## [Exercise]
Return all of the data exactly, with nothing left out but the pictures.

## [Supplied information]
──────────────────────────────
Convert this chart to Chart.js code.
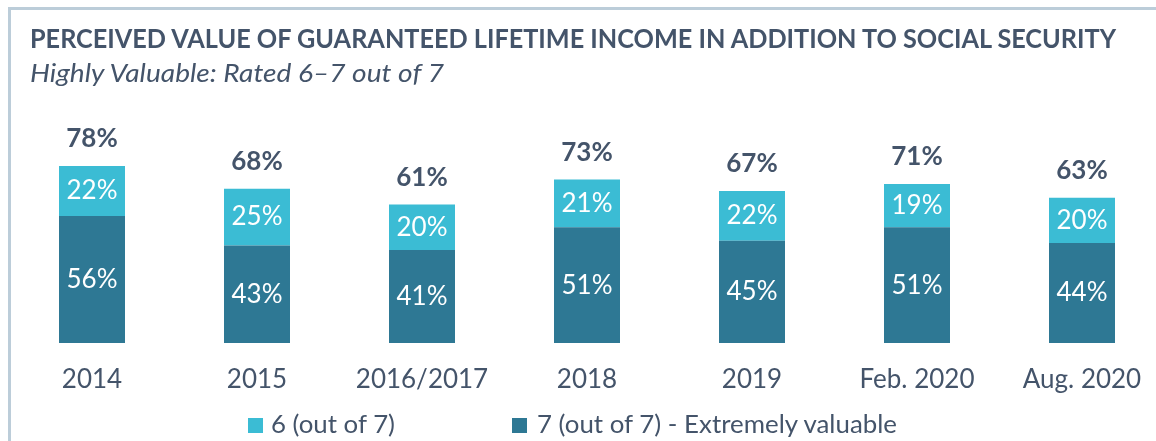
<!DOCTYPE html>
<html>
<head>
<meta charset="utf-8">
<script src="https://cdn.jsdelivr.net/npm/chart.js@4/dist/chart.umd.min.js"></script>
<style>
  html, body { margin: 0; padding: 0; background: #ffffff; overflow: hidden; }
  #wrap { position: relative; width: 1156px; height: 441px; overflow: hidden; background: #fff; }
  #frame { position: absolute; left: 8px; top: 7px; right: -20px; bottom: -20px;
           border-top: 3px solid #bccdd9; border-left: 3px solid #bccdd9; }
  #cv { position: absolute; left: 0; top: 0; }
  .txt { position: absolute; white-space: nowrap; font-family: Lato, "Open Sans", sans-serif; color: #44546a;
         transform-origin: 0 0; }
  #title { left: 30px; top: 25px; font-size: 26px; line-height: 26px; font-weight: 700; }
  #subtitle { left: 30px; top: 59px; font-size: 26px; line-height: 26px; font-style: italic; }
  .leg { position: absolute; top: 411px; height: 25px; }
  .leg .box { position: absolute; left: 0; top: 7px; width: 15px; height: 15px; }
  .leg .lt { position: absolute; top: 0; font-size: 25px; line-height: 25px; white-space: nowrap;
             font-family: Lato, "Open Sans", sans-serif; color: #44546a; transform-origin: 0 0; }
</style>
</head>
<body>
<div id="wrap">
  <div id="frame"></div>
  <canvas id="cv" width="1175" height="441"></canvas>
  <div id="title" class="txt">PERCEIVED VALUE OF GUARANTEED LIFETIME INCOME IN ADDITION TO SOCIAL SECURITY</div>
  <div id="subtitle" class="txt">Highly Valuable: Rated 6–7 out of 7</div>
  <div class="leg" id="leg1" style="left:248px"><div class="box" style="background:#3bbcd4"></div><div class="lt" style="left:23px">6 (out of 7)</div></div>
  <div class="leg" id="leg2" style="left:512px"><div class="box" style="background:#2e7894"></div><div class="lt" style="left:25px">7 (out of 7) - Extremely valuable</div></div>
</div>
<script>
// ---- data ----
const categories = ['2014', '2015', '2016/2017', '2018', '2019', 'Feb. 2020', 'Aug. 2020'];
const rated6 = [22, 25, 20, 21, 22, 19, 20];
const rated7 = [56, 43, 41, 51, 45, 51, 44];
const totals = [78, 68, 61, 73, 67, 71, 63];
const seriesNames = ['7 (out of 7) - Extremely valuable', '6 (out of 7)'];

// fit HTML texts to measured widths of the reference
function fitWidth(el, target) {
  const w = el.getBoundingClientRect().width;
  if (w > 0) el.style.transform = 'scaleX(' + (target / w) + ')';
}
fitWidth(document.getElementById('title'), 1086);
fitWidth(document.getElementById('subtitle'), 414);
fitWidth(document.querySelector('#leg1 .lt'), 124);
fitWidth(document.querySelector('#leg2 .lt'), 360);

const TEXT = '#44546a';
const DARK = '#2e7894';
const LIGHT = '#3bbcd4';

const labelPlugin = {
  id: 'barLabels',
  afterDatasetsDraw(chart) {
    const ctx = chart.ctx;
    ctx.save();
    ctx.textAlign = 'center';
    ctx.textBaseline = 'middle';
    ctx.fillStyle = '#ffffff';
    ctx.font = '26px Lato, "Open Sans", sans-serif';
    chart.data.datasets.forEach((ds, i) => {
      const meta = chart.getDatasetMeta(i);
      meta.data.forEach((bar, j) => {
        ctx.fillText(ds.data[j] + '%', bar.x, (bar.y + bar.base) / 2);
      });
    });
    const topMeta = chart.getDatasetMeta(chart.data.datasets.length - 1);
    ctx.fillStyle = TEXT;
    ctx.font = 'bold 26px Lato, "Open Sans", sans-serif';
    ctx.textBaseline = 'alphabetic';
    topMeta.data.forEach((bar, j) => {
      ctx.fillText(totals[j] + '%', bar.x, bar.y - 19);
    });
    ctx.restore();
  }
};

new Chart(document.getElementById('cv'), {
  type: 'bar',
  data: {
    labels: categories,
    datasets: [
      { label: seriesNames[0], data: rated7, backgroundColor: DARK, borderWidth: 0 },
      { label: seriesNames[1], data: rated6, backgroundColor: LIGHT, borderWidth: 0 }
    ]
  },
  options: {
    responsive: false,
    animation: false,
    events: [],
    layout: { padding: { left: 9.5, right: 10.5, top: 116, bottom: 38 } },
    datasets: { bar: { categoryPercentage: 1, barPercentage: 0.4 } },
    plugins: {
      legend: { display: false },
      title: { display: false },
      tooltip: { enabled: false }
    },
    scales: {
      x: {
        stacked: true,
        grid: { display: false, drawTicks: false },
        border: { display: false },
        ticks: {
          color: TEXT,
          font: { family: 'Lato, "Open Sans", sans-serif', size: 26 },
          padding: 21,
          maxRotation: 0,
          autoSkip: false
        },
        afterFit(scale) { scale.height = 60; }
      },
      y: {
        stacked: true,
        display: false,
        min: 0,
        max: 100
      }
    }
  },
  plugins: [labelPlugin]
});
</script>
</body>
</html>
──────────────────────────────
## [Result of this task]
Convert this chart to Chart.js code.
<!DOCTYPE html>
<html>
<head>
<meta charset="utf-8">
<script src="https://cdn.jsdelivr.net/npm/chart.js@4/dist/chart.umd.min.js"></script>
<style>
  html, body { margin: 0; padding: 0; background: #ffffff; overflow: hidden; }
  #wrap { position: relative; width: 1156px; height: 441px; overflow: hidden; background: #fff; }
  #frame { position: absolute; left: 8px; top: 7px; right: -20px; bottom: -20px;
           border-top: 3px solid #bccdd9; border-left: 3px solid #bccdd9; }
  #cv { position: absolute; left: 0; top: 0; }
  .txt { position: absolute; white-space: nowrap; font-family: Lato, "Open Sans", sans-serif; color: #44546a;
         transform-origin: 0 0; }
  #title { left: 30px; top: 25px; font-size: 26px; line-height: 26px; font-weight: 700; }
  #subtitle { left: 30px; top: 59px; font-size: 26px; line-height: 26px; font-style: italic; }
  .leg { position: absolute; top: 411px; height: 25px; }
  .leg .box { position: absolute; left: 0; top: 7px; width: 15px; height: 15px; }
  .leg .lt { position: absolute; top: 0; font-size: 25px; line-height: 25px; white-space: nowrap;
             font-family: Lato, "Open Sans", sans-serif; color: #44546a; transform-origin: 0 0; }
</style>
</head>
<body>
<div id="wrap">
  <div id="frame"></div>
  <canvas id="cv" width="1175" height="441"></canvas>
  <div id="title" class="txt">PERCEIVED VALUE OF GUARANTEED LIFETIME INCOME IN ADDITION TO SOCIAL SECURITY</div>
  <div id="subtitle" class="txt">Highly Valuable: Rated 6–7 out of 7</div>
  <div class="leg" id="leg1" style="left:248px"><div class="box" style="background:#3bbcd4"></div><div class="lt" style="left:23px">6 (out of 7)</div></div>
  <div class="leg" id="leg2" style="left:512px"><div class="box" style="background:#2e7894"></div><div class="lt" style="left:25px">7 (out of 7) - Extremely valuable</div></div>
</div>
<script>
// ---- data ----
const categories = ['2014', '2015', '2016/2017', '2018', '2019', 'Feb. 2020', 'Aug. 2020'];
const rated6 = [22, 25, 20, 21, 22, 19, 20];
const rated7 = [56, 43, 41, 51, 45, 51, 44];
const totals = [78, 68, 61, 73, 67, 71, 63];
const seriesNames = ['7 (out of 7) - Extremely valuable', '6 (out of 7)'];

// fit HTML texts to measured widths of the reference
function fitWidth(el, target) {
  const w = el.getBoundingClientRect().width;
  if (w > 0) el.style.transform = 'scaleX(' + (target / w) + ')';
}
fitWidth(document.getElementById('title'), 1086);
fitWidth(document.getElementById('subtitle'), 414);
fitWidth(document.querySelector('#leg1 .lt'), 124);
fitWidth(document.querySelector('#leg2 .lt'), 360);

const TEXT = '#44546a';
const DARK = '#2e7894';
const LIGHT = '#3bbcd4';

const labelPlugin = {
  id: 'barLabels',
  afterDatasetsDraw(chart) {
    const ctx = chart.ctx;
    ctx.save();
    ctx.textAlign = 'center';
    ctx.textBaseline = 'middle';
    ctx.fillStyle = '#ffffff';
    ctx.font = '26px Lato, "Open Sans", sans-serif';
    chart.data.datasets.forEach((ds, i) => {
      const meta = chart.getDatasetMeta(i);
      meta.data.forEach((bar, j) => {
        ctx.fillText(ds.data[j] + '%', bar.x, (bar.y + bar.base) / 2);
      });
    });
    const topMeta = chart.getDatasetMeta(chart.data.datasets.length - 1);
    ctx.fillStyle = TEXT;
    ctx.font = 'bold 26px Lato, "Open Sans", sans-serif';
    ctx.textBaseline = 'alphabetic';
    topMeta.data.forEach((bar, j) => {
      ctx.fillText(totals[j] + '%', bar.x, bar.y - 19);
    });
    ctx.restore();
  }
};

new Chart(document.getElementById('cv'), {
  type: 'bar',
  data: {
    labels: categories,
    datasets: [
      { label: seriesNames[0], data: rated7, backgroundColor: DARK, borderWidth: 0 },
      { label: seriesNames[1], data: rated6, backgroundColor: LIGHT, borderWidth: 0 }
    ]
  },
  options: {
    responsive: false,
    animation: false,
    events: [],
    layout: { padding: { left: 9.5, right: 10.5, top: 116, bottom: 38 } },
    datasets: { bar: { categoryPercentage: 1, barPercentage: 0.4 } },
    plugins: {
      legend: { display: false },
      title: { display: false },
      tooltip: { enabled: false }
    },
    scales: {
      x: {
        stacked: true,
        grid: { display: false, drawTicks: false },
        border: { display: false },
        ticks: {
          color: TEXT,
          font: { family: 'Lato, "Open Sans", sans-serif', size: 26 },
          padding: 21,
          maxRotation: 0,
          autoSkip: false
        },
        afterFit(scale) { scale.height = 60; }
      },
      y: {
        stacked: true,
        display: false,
        min: 0,
        max: 100
      }
    }
  },
  plugins: [labelPlugin]
});
</script>
</body>
</html>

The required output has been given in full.